以上を簡単にまとめると、COVID−19はウイルスの活動によって風邪のような症状を引き起こすだけでなく、一部の患者さんでは体の免疫機構を暴走させる引き金となり、その免疫機構の暴走によって致命的なレベルの肺炎を引き起こす病気、ということになります。
COVID-19に感染しないためにできることについて、見ていきましょう。
基本は、マスクの着用や消毒の徹底、三密の回避です。特に現在は、感染力の強い変異株であるデルタ株が日本でも蔓延しており、非常に多くの感染者が出ています。密閉、密集、密接のどれか一つでも感染のリスクがあることを再度確認して、なるべくそのような環境に身を置かないように注意をしましょう。

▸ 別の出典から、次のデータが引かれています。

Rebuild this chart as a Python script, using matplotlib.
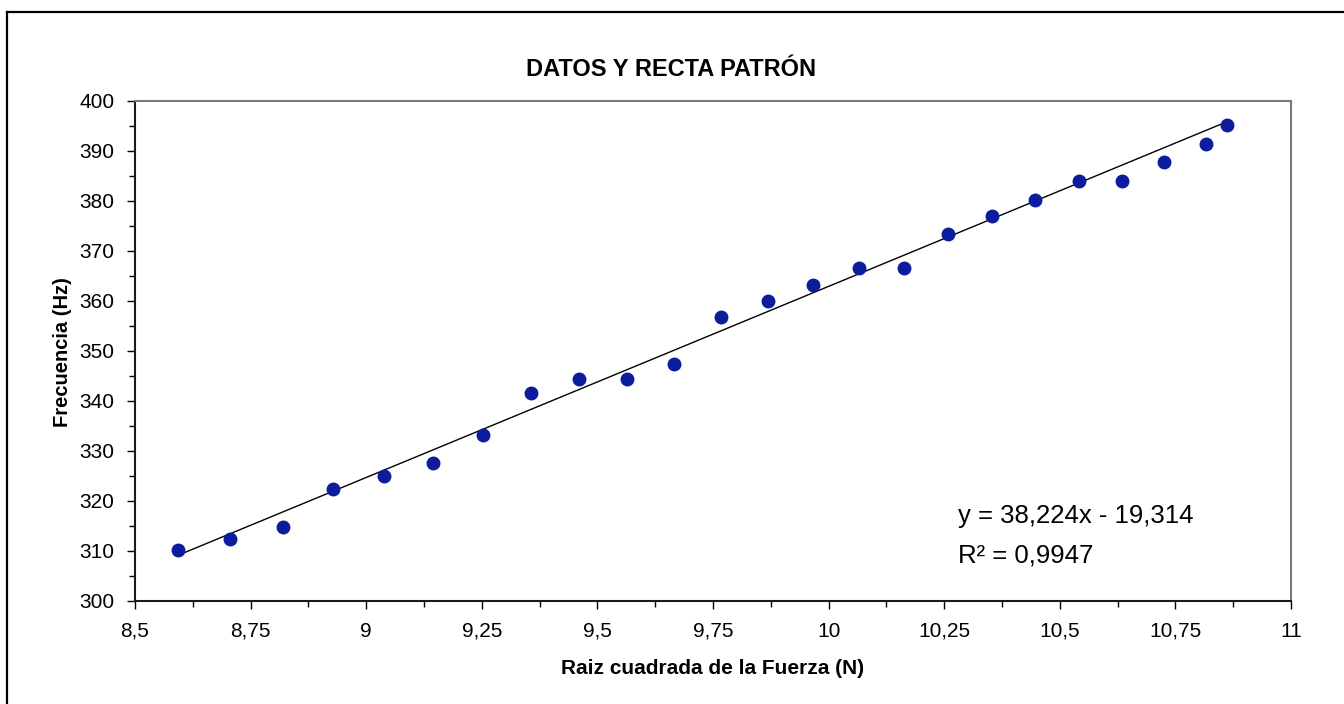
import matplotlib
matplotlib.use("Agg")
import matplotlib.pyplot as plt
from matplotlib.ticker import FixedLocator, MultipleLocator, FixedFormatter
from matplotlib.lines import Line2D
import numpy as np

plt.rcParams['font.family'] = ['Liberation Sans', 'DejaVu Sans']

# ---- data ----
raiz_fuerza = [8.592, 8.705, 8.819, 8.928, 9.038, 9.144, 9.252, 9.357,
               9.461, 9.564, 9.666, 9.767, 9.868, 9.966, 10.065, 10.162,
               10.258, 10.353, 10.447, 10.541, 10.634, 10.725, 10.817, 10.862]
frecuencia = [310.2, 312.5, 314.9, 322.5, 325.1, 327.7, 333.3, 341.6,
              344.5, 344.5, 347.5, 356.8, 360.0, 363.3, 366.6, 366.6,
              373.5, 377.0, 380.3, 384.1, 384.1, 387.9, 391.4, 395.3]
fit_slope = 38.224
fit_intercept = -19.314
x_ticks = [8.5, 8.75, 9.0, 9.25, 9.5, 9.75, 10.0, 10.25, 10.5, 10.75, 11.0]
x_tick_labels = ["8,5", "8,75", "9", "9,25", "9,5", "9,75", "10", "10,25", "10,5", "10,75", "11"]
y_ticks = [300, 310, 320, 330, 340, 350, 360, 370, 380, 390, 400]
y_tick_labels = [str(v) for v in y_ticks]
title = "DATOS Y RECTA PATRÓN"
xlabel = "Raiz cuadrada de la Fuerza (N)"
ylabel = "Frecuencia (Hz)"
eq_line1 = "y = 38,224x - 19,314"
eq_line2 = "R² = 0,9947"

W, H = 1344, 704
fig = plt.figure(figsize=(W / 100, H / 100), dpi=100)
fig.patch.set_facecolor('white')

# outer chart frame (left and top edges visible in the scan)
fig.add_artist(Line2D([7 / W, 7 / W], [0, 1 - 12 / H], transform=fig.transFigure,
                      color='black', lw=1.6))
fig.add_artist(Line2D([7 / W, 1], [1 - 12 / H, 1 - 12 / H], transform=fig.transFigure,
                      color='black', lw=1.6))

L, R, T, B = 135, 1291, 101, 601
ax = fig.add_axes([L / W, 1 - B / H, (R - L) / W, (B - T) / H])
ax.set_xlim(8.5, 11)
ax.set_ylim(300, 400)

xs = np.array(raiz_fuerza)
xfit = np.array([xs.min(), xs.max()])
ax.plot(xfit, fit_slope * xfit + fit_intercept, color='black', lw=1.0, zorder=2)
ax.plot(raiz_fuerza, frecuencia, linestyle='none', marker='o', markersize=9,
        color='#0c1c9c', markeredgecolor='#0c1c9c', zorder=3)

ax.xaxis.set_major_locator(FixedLocator(x_ticks))
ax.xaxis.set_major_formatter(FixedFormatter(x_tick_labels))
ax.xaxis.set_minor_locator(MultipleLocator(0.125))
ax.yaxis.set_major_locator(FixedLocator(y_ticks))
ax.yaxis.set_major_formatter(FixedFormatter(y_tick_labels))
ax.yaxis.set_minor_locator(MultipleLocator(5))

ax.tick_params(axis='both', which='major', direction='out', length=6, width=1,
               labelsize=15, color='black')
ax.tick_params(axis='both', which='minor', direction='out', length=4, width=1,
               color='black')
ax.tick_params(axis='x', which='major', pad=9)
ax.tick_params(axis='y', which='major', pad=9)

for s in ['left', 'bottom']:
    ax.spines[s].set_color('#1a1a1a')
    ax.spines[s].set_linewidth(1.5)
for s in ['top', 'right']:
    ax.spines[s].set_color('#7a7a7a')
    ax.spines[s].set_linewidth(1.5)

fig.text(671 / W, 1 - 70 / H, title, ha='center', va='center',
         fontsize=17, fontweight='bold')
fig.text(713 / W, 1 - 668 / H, xlabel, ha='center', va='center',
         fontsize=15, fontweight='bold')
fig.text(63 / W, 1 - 352 / H, ylabel, ha='center', va='center', rotation=90,
         fontsize=14.5, fontweight='bold')

fig.text(958 / W, 1 - 523 / H, eq_line1, ha='left', va='baseline', fontsize=18.5)
fig.text(958 / W, 1 - 562 / H, eq_line2, ha='left', va='baseline', fontsize=18.5)

fig.savefig('out.png', dpi=100, facecolor='white')
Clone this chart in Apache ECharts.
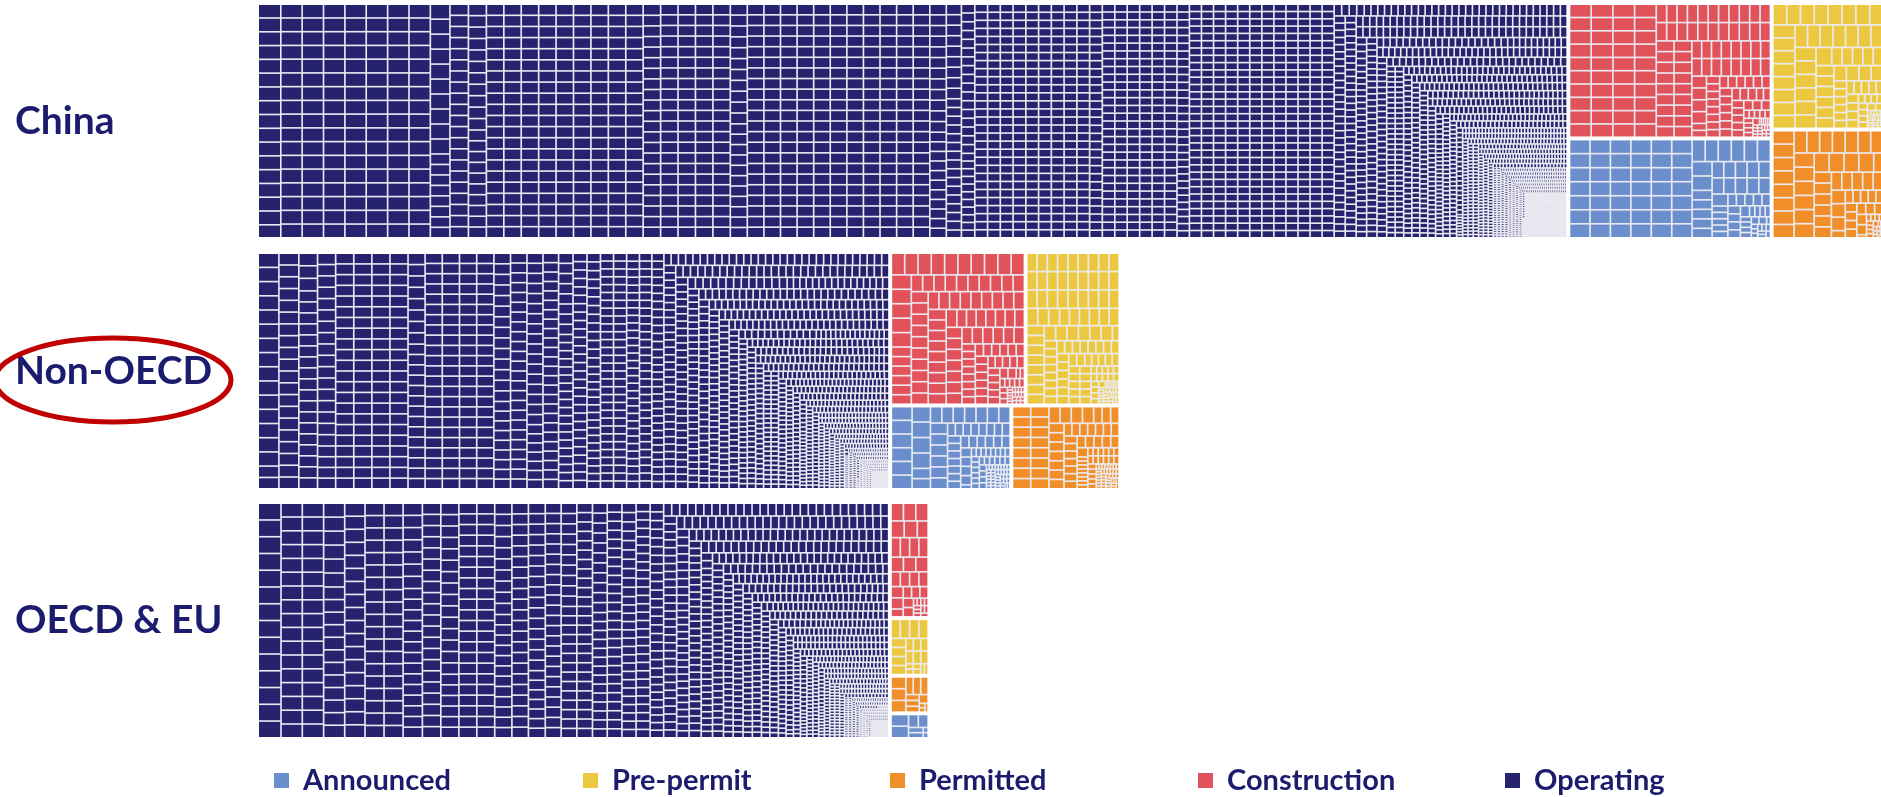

また、ワクチンの接種により重症化は90%以上防ぐことができます。基礎疾患のある方や高齢の方、喫煙している方などの重症化リスクの高い人であってもワクチン接種によりかなりの割合で重症化を防ぐことが可能です。ワクチン接種を迷われている方は、主治医と相談して、摂取可能と判断されたら積極的にワクチンを接種することをお勧めします。
今回はCOVID-19という疾患の疾患概念について解説し、よくある風邪とどのような違いがあるのかについて解説しました。COVID-19は、通常の風邪やインフルエンザとは異なるメカニズムで重症の肺炎を引き起こす危険なウイルスです。感染対策を徹底し、予防接種など必要な行動をとり感染や重症化を防ぎましょう。